I’m in favour of this approach over hardcoding 15% of emissions to stableswap pools in general as suggested by @MaxCallisto, because it leaves more room for the market to decide appropriate incentives. If incentives to stableswap pools are low, that’d be due to a lack of demand. If pools should be deeper for a protocol to function, external protocols should provide appropriate incentives from their side to reach the desired liquidity.

1 Like

Changing the maximum incentives reduction in an eight week period from 25% → 50% sounds reasonable. This will result in the LUNA LSD playing field being mostly leveled in about three months (so two incentive reductions).

As incumbent LSDs lose their unfair advantage over the next three months, I predict Astroport will benefit greatly. Without being hugely subsidized by the Astroport community, Stader may resume SD incentives, and Eris may choose to devote some LUNA from its recent grant to incentivizing ampLUNA liquidity. Also, without their competitors receiving unfair ASTRO incentives, Stride and Prism will likely feel more comfortable about incentivizing with their native tokens. So huge win for Astroport!

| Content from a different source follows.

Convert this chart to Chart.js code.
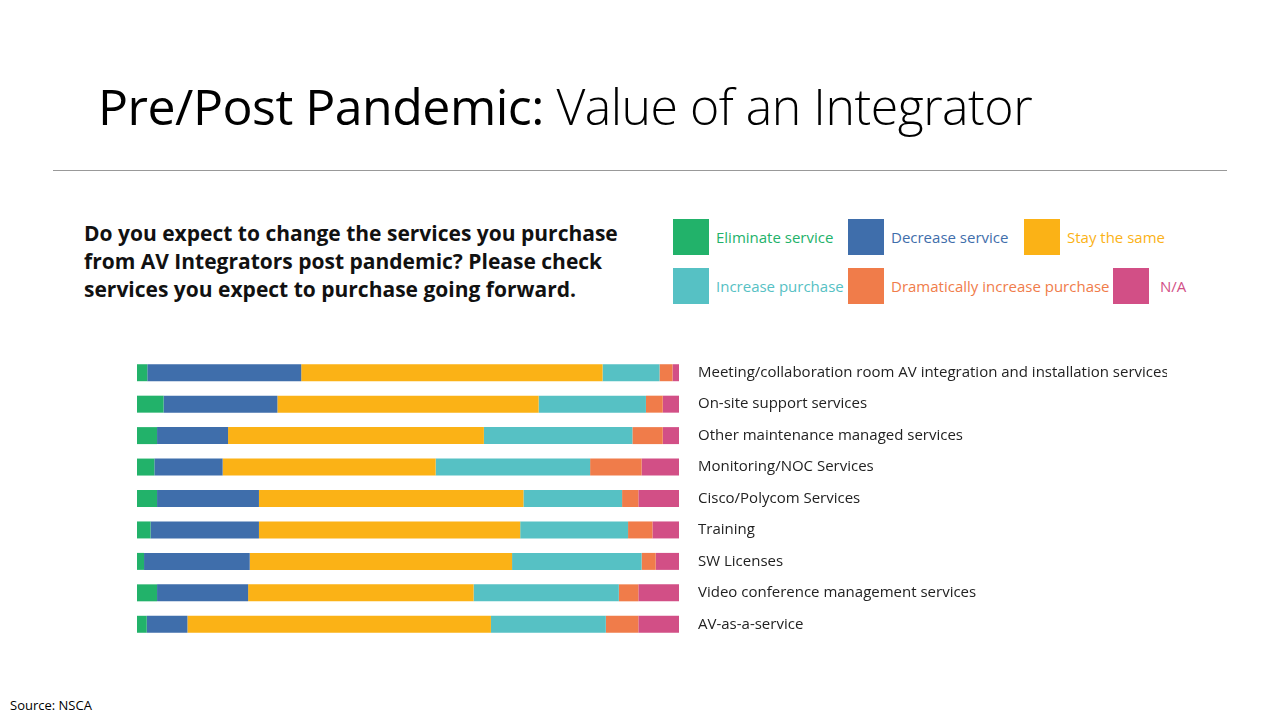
<!DOCTYPE html>
<html>
<head>
<meta charset="utf-8">
<script src="https://cdn.jsdelivr.net/npm/chart.js@4"></script>
<style>
  body { margin:0; width:1280px; height:720px; background:#fff; position:relative; overflow:hidden; font-family:'Open Sans', sans-serif; }
  .title { position:absolute; left:98px; top:72px; font-size:50px; color:#000; white-space:nowrap; letter-spacing:-0.5px; }
  .rule { position:absolute; left:53px; top:170px; width:1174px; height:1px; background:#999; }
  .question { position:absolute; left:84px; top:219px; font-size:21px; font-weight:700; line-height:28px; color:#111; }
  .leg { position:absolute; display:flex; align-items:center; font-size:15px; white-space:nowrap; }
  .leg span.box { width:36px; height:36px; margin-right:7px; display:inline-block; }
  .src { position:absolute; left:10px; top:696px; font-size:13px; color:#000; }
  #wrap { position:absolute; left:137px; top:337px; width:1030px; height:323px; }
</style>
</head>
<body>
<div class="title"><span>Pre/Post Pandemic:</span> <span style="font-weight:300">Value of an Integrator</span></div>
<div class="rule"></div>
<div class="question">Do you expect to change the services you purchase<br>from AV Integrators post pandemic? Please check<br>services you expect to purchase going forward.</div>
<div id="legend"></div>
<div id="wrap"><canvas id="c"></canvas></div>
<div class="src">Source: NSCA</div>
<script>
'use strict';

const categories = [
  'Meeting/collaboration room AV integration and installation services',
  'On-site support services',
  'Other maintenance managed services',
  'Monitoring/NOC Services',
  'Cisco/Polycom Services',
  'Training',
  'SW Licenses',
  'Video conference management services',
  'AV-as-a-service'
];
const seriesNames = ['Eliminate service', 'Decrease service', 'Stay the same', 'Increase purchase', 'Dramatically increase purchase', 'N/A'];
const seriesColors = ['#22b26a', '#3f6eab', '#fbb216', '#56c1c4', '#f07c4a', '#d24f86'];

const eliminate = [1.9, 4.9, 3.7, 3.2, 3.7, 2.5, 1.3, 3.7, 1.8];
const decrease  = [28.4, 21.0, 13.1, 12.6, 18.8, 20.0, 19.5, 16.8, 7.5];
const same      = [55.6, 48.2, 47.2, 39.3, 48.8, 48.2, 48.4, 41.6, 56.0];
const increase  = [10.5, 19.8, 27.4, 28.5, 18.2, 19.9, 23.9, 26.8, 21.2];
const dramatic  = [2.4, 3.1, 5.6, 9.5, 3.0, 4.5, 2.6, 3.6, 6.0];
const na        = [1.2, 3.0, 3.0, 6.9, 7.5, 4.9, 4.3, 7.5, 7.5];

// legend, laid out like the slide
const legendPos = [[673, 219], [848, 219], [1024, 219], [673, 268], [848, 268], [1113, 268]];
const legendEl = document.getElementById('legend');
seriesNames.forEach((n, i) => {
  const d = document.createElement('div');
  d.className = 'leg';
  d.style.left = legendPos[i][0] + 'px';
  d.style.top = legendPos[i][1] + 'px';
  d.style.color = seriesColors[i];
  d.innerHTML = `<span class="box" style="background:${seriesColors[i]}"></span>${i === 5 ? '&nbsp;' : ''}${n}`;
  legendEl.appendChild(d);
});

const values = [eliminate, decrease, same, increase, dramatic, na];

new Chart(document.getElementById('c'), {
  type: 'bar',
  data: {
    labels: categories,
    datasets: values.map((v, i) => ({
      label: seriesNames[i],
      data: v,
      backgroundColor: seriesColors[i],
      borderWidth: 0,
      barPercentage: 0.54,
      categoryPercentage: 1,
    })),
  },
  options: {
    indexAxis: 'y',
    responsive: true,
    maintainAspectRatio: false,
    animation: false,
    layout: { padding: 0 },
    plugins: { legend: { display: false }, tooltip: { enabled: false } },
    scales: {
      x: { stacked: true, min: 0, max: 100, display: false },
      y: {
        stacked: true,
        position: 'right',
        grid: { display: false },
        border: { display: false },
        afterFit: (s) => { s.width = 488; },
        ticks: { color: '#222', padding: 11, font: { size: 15, family: 'Open Sans' } },
      },
    },
  },
});
</script>
</body>
</html>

Also, setting the maximum incentives reduction in an eight week period to 50% is generally a good idea, considering the volatility of crypto. A token could easily fall 75% against ASTRO over the period of a month (token goes down in price, ASTRO goes up). Astroport would need to be able to adjust incentives by a large percentage in this case, to return the 0.1 incentive / fee target.

Agreed with your other points, as well. In general, the Incentives Framework needs to be updated to reflect new chains. One thing I’m concerned about is multiple ASTRO-USDC pools across multiple chains. Appears to be avoidable, but it’ll leak a lot of value to arbers.